> DATA SECTION

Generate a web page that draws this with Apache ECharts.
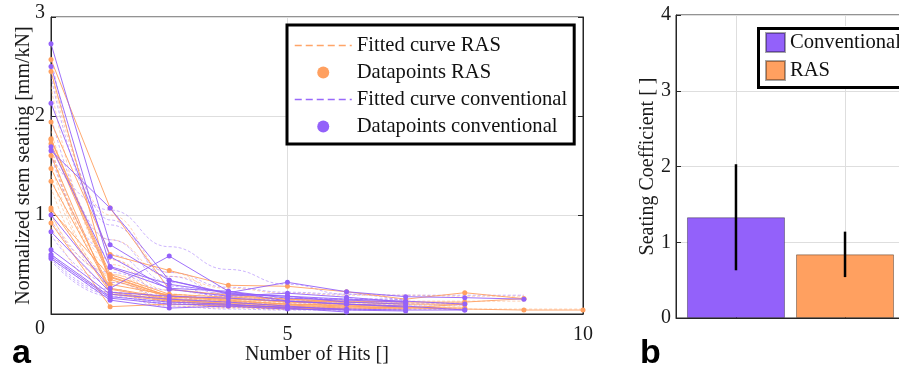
<!DOCTYPE html>
<html>
<head>
<meta charset="utf-8">
<script src="https://cdn.jsdelivr.net/npm/echarts@6/dist/echarts.min.js"></script>
<style>
html, body { margin: 0; padding: 0; background: #fff; }
#chart { width: 899px; height: 365px; }
</style>
</head>
<body>
<div id="chart"></div>
<script>
// hit number for each measurement
var hits = [1, 2, 3, 4, 5, 6, 7, 8, 9, 10];

// normalized stem seating per hit [mm/kN], one row per specimen
var rasPoints = [
  [2.57, 1.07, 0.25, 0.19, 0.15, 0.12, 0.10, 0.10],
  [1.94, 0.60, 0.44, 0.29, 0.28, 0.225, 0.15, 0.215, 0.155],
  [1.77, 0.40, 0.20, 0.17, 0.15, 0.13, 0.12, 0.12, 0.155],
  [1.76, 0.37, 0.18, 0.13, 0.10, 0.08, 0.06, 0.05, 0.04, 0.04],
  [1.72, 0.35, 0.17, 0.16, 0.12, 0.10, 0.08],
  [1.47, 0.26, 0.16, 0.12, 0.08, 0.06, 0.05],
  [1.34, 0.25, 0.15, 0.10, 0.07, 0.05],
  [1.07, 0.22, 0.14, 0.11, 0.09, 0.07, 0.06, 0.10],
  [0.92, 0.074, 0.10, 0.08, 0.06, 0.05],
  [2.45, 0.30, 0.19, 0.14, 0.10, 0.09, 0.07, 0.06],
  [1.60, 0.20, 0.13, 0.09, 0.06, 0.05],
  [1.05, 0.38, 0.18, 0.15, 0.13, 0.12]
];
var rasFit = [
  [2.45, 1.00, 0.42, 0.20, 0.12, 0.10, 0.10, 0.10],
  [1.85, 0.75, 0.38, 0.26, 0.21, 0.19, 0.19, 0.18, 0.18],
  [1.70, 0.55, 0.24, 0.16, 0.14, 0.13, 0.13, 0.13, 0.13],
  [1.70, 0.45, 0.15, 0.08, 0.06, 0.05, 0.05, 0.05, 0.05, 0.05],
  [1.65, 0.50, 0.20, 0.13, 0.11, 0.10, 0.10],
  [1.40, 0.40, 0.14, 0.08, 0.06, 0.05, 0.05],
  [1.28, 0.36, 0.13, 0.07, 0.05, 0.05],
  [1.02, 0.32, 0.14, 0.10, 0.08, 0.08, 0.08, 0.08],
  [0.88, 0.22, 0.08, 0.06, 0.05, 0.05],
  [2.30, 0.55, 0.17, 0.10, 0.08, 0.07, 0.07, 0.07],
  [1.52, 0.38, 0.12, 0.07, 0.05, 0.05],
  [1.00, 0.40, 0.20, 0.14, 0.12, 0.12]
];
var convPoints = [
  [2.73, 0.70, 0.34, 0.21, 0.18, 0.15, 0.13, 0.10],
  [2.50, 0.48, 0.30, 0.215, 0.32, 0.225, 0.175, 0.165, 0.15],
  [2.13, 0.58, 0.25, 0.18, 0.21, 0.17, 0.12],
  [1.65, 1.07, 0.34, 0.20, 0.18, 0.12, 0.10],
  [1.69, 0.47, 0.26, 0.23, 0.13, 0.10, 0.07],
  [1.00, 0.26, 0.585, 0.23, 0.16, 0.14, 0.12],
  [0.83, 0.22, 0.18, 0.16, 0.13, 0.10, 0.08, 0.04],
  [0.65, 0.20, 0.15, 0.12, 0.08, 0.04],
  [0.60, 0.175, 0.12, 0.10, 0.06, 0.02],
  [0.56, 0.14, 0.06, 0.08, 0.05, 0.04, 0.03],
  [0.58, 0.16, 0.10, 0.09, 0.07, 0.05, 0.04, 0.04]
];
var convFit = [
  [2.60, 0.95, 0.38, 0.20, 0.14, 0.12, 0.11, 0.11],
  [2.40, 0.90, 0.42, 0.27, 0.22, 0.20, 0.19, 0.19, 0.19],
  [2.00, 0.75, 0.32, 0.20, 0.16, 0.15, 0.15],
  [1.60, 1.05, 0.68, 0.45, 0.30, 0.20, 0.13],
  [1.60, 0.60, 0.28, 0.17, 0.13, 0.12, 0.12],
  [0.95, 0.42, 0.24, 0.18, 0.16, 0.15, 0.15],
  [0.80, 0.32, 0.17, 0.12, 0.10, 0.09, 0.09, 0.09],
  [0.62, 0.25, 0.13, 0.09, 0.07, 0.06],
  [0.58, 0.22, 0.11, 0.07, 0.05, 0.04],
  [0.54, 0.18, 0.08, 0.05, 0.04, 0.04, 0.04],
  [0.56, 0.20, 0.10, 0.07, 0.06, 0.05, 0.05, 0.05]
];

// seating coefficient (mean, sd)
var groups = ['Conventional', 'RAS'];
var groupPos = [1, 2];
var seatMean = [1.33, 0.84];
var seatSd = [0.70, 0.30];

var orange = '#FFA060';
var purple = '#9361FA';
var serif = 'Liberation Serif';
var axisColor = '#262626';
var gridColor = '#dedede';

function toXY(arr) {
  return arr.map(function (v, i) { return [hits[i], v]; });
}

var series = [];
function addFit(name, list, color) {
  list.forEach(function (f) {
    series.push({
      name: name, type: 'line', xAxisIndex: 0, yAxisIndex: 0,
      data: toXY(f), smooth: true, smoothMonotone: 'x', symbol: 'none',
      lineStyle: { color: color, width: 0.8, type: [3, 2], opacity: 0.6 },
      itemStyle: { color: color }, silent: true
    });
  });
}
function addPoints(name, list, color) {
  list.forEach(function (p) {
    series.push({
      name: name, type: 'line', xAxisIndex: 0, yAxisIndex: 0,
      data: toXY(p), symbol: 'circle', symbolSize: 5,
      lineStyle: { color: color, width: 1, opacity: 0.9 },
      itemStyle: { color: color }, silent: true
    });
  });
}
addFit('Fitted curve RAS', rasFit, orange);
addFit('Fitted curve conventional', convFit, purple);
addPoints('Datapoints RAS', rasPoints, orange);
addPoints('Datapoints conventional', convPoints, purple);

[purple, orange].forEach(function (c, i) {
  series.push({
    name: groups[i], type: 'bar', xAxisIndex: 1, yAxisIndex: 2,
    data: [[groupPos[i], seatMean[i]]], barWidth: 98, barGap: '-100%',
    itemStyle: { color: c, borderColor: 'rgba(0,0,0,0.35)', borderWidth: 1 }
  });
});
series.push({
  type: 'custom', xAxisIndex: 1, yAxisIndex: 2, z: 10,
  data: groupPos.map(function (x, i) { return [x, seatMean[i] - seatSd[i], seatMean[i] + seatSd[i]]; }),
  encode: { x: 0, y: [1, 2] },
  renderItem: function (params, api) {
    var lo = api.coord([api.value(0), api.value(1)]);
    var hi = api.coord([api.value(0), api.value(2)]);
    return {
      type: 'line',
      shape: { x1: lo[0], y1: lo[1], x2: hi[0], y2: hi[1] },
      style: { stroke: '#000', lineWidth: 2.5 }
    };
  }
});

var labelFont = { fontFamily: serif, fontSize: 20, color: '#1a1a1a' };
var legendText = { fontFamily: serif, fontSize: 20.6, color: '#111', lineHeight: 20 };

var myChart = echarts.init(document.getElementById('chart'));
var option = {
  animation: false,
  grid: [
    { left: 51, top: 17, width: 532, height: 297, show: true, borderColor: axisColor, borderWidth: 1, outerBoundsMode: 'none' },
    { left: 676, top: 15, width: 229, height: 303, show: true, borderColor: axisColor, borderWidth: 1, outerBoundsMode: 'none' }
  ],
  legend: [
    {
      data: [
        { name: 'Fitted curve RAS', itemStyle: { opacity: 0 },
          lineStyle: { color: orange, type: [7, 4], width: 1.5, opacity: 0.95 } },
        { name: 'Datapoints RAS', icon: 'circle' },
        { name: 'Fitted curve conventional', itemStyle: { opacity: 0 },
          lineStyle: { color: purple, type: [7, 4], width: 1.5, opacity: 0.95 } },
        { name: 'Datapoints conventional', icon: 'circle' }
      ],
      orient: 'vertical', left: 287, top: 25,
      itemWidth: 57, itemHeight: 12, itemGap: 6,
      padding: [10, 7, 7, 7],
      borderColor: '#000', borderWidth: 3, backgroundColor: '#fff',
      selectedMode: false,
      textStyle: legendText
    },
    {
      data: groups, icon: 'rect',
      orient: 'vertical', left: 756, top: 26,
      itemWidth: 19, itemHeight: 19, itemGap: 7,
      padding: [6, 20, 6, 9],
      backgroundColor: '#fff',
      selectedMode: false,
      textStyle: legendText
    }
  ],
  xAxis: [
    {
      gridIndex: 0, type: 'value', min: 1, max: 10,
      name: 'Number of Hits []', nameLocation: 'middle', nameGap: 31, nameMoveOverlap: false,
      nameTextStyle: labelFont,
      axisLine: { show: true, lineStyle: { color: axisColor } },
      axisTick: { show: true, inside: true, length: 5, customValues: [5, 10], lineStyle: { color: axisColor } },
      axisLabel: Object.assign({ customValues: [5, 10], margin: 11 }, labelFont),
      splitLine: { show: true, lineStyle: { color: gridColor } }
    },
    {
      gridIndex: 1, type: 'value', min: 0.45, max: 2.55,
      axisLine: { show: true, lineStyle: { color: axisColor } },
      axisTick: { show: true, inside: true, length: 5, customValues: [1, 2], lineStyle: { color: axisColor } },
      axisLabel: { show: false, customValues: [1, 2] },
      splitLine: { show: true, lineStyle: { color: gridColor } }
    }
  ],
  yAxis: [
    {
      gridIndex: 0, type: 'value', min: 0, max: 3, interval: 1,
      name: 'Normalized stem seating [mm/kN]', nameLocation: 'middle', nameGap: 17, nameMoveOverlap: false,
      nameTextStyle: labelFont,
      axisLine: { show: true, lineStyle: { color: axisColor } },
      axisTick: { show: true, inside: true, length: 5, lineStyle: { color: axisColor } },
      axisLabel: Object.assign({
        margin: 6,
        formatter: function (v) {
          if (v === 0) return '{lo|0}';
          if (v === 3) return '{hi|3}';
          return String(v);
        },
        rich: {
          lo: { fontFamily: serif, fontSize: 20, color: '#1a1a1a', padding: [30, 0, 0, 0] },
          hi: { fontFamily: serif, fontSize: 20, color: '#1a1a1a', padding: [0, 0, 8, 0] }
        }
      }, labelFont),
      splitLine: { show: true, lineStyle: { color: gridColor } }
    },
    {
      gridIndex: 0, type: 'value', position: 'right', min: 0, max: 3, interval: 1,
      axisLine: { show: true, lineStyle: { color: axisColor } },
      axisTick: { show: true, inside: true, length: 5, lineStyle: { color: axisColor } },
      axisLabel: { show: false },
      splitLine: { show: false }
    },
    {
      gridIndex: 1, type: 'value', min: 0, max: 4, interval: 1,
      name: 'Seating Coefficient [ ]', nameLocation: 'middle', nameGap: 18, nameMoveOverlap: false,
      nameTextStyle: labelFont,
      axisLine: { show: true, lineStyle: { color: axisColor } },
      axisTick: { show: true, inside: true, length: 5, lineStyle: { color: axisColor } },
      axisLabel: Object.assign({ margin: 5 }, labelFont),
      splitLine: { show: true, lineStyle: { color: gridColor } }
    }
  ],
  graphic: [
    { type: 'rect', left: 756, top: 26, z: 5, shape: { width: 170, height: 59 },
      style: { fill: 'none', stroke: '#000', lineWidth: 3 } },
    { type: 'text', left: 12, top: 337, style: { text: 'a', font: 'bold 34px "Liberation Sans"', fill: '#000' } },
    { type: 'text', left: 640, top: 337, style: { text: 'b', font: 'bold 34px "Liberation Sans"', fill: '#000' } }
  ],
  series: series
};
option && myChart.setOption(option);
</script>
</body>
</html>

> PROBLEM DETAILS
Repeat, with no pictures, each line from the beginning of the data through the line containing "var hits = [1, 2, 3, 4, 5, 6, 7, 8, 9, 10];", inclusive.

> CORRECT OUTPUT
Generate a web page that draws this with Apache ECharts.
<!DOCTYPE html>
<html>
<head>
<meta charset="utf-8">
<script src="https://cdn.jsdelivr.net/npm/echarts@6/dist/echarts.min.js"></script>
<style>
html, body { margin: 0; padding: 0; background: #fff; }
#chart { width: 899px; height: 365px; }
</style>
</head>
<body>
<div id="chart"></div>
<script>
// hit number for each measurement
var hits = [1, 2, 3, 4, 5, 6, 7, 8, 9, 10];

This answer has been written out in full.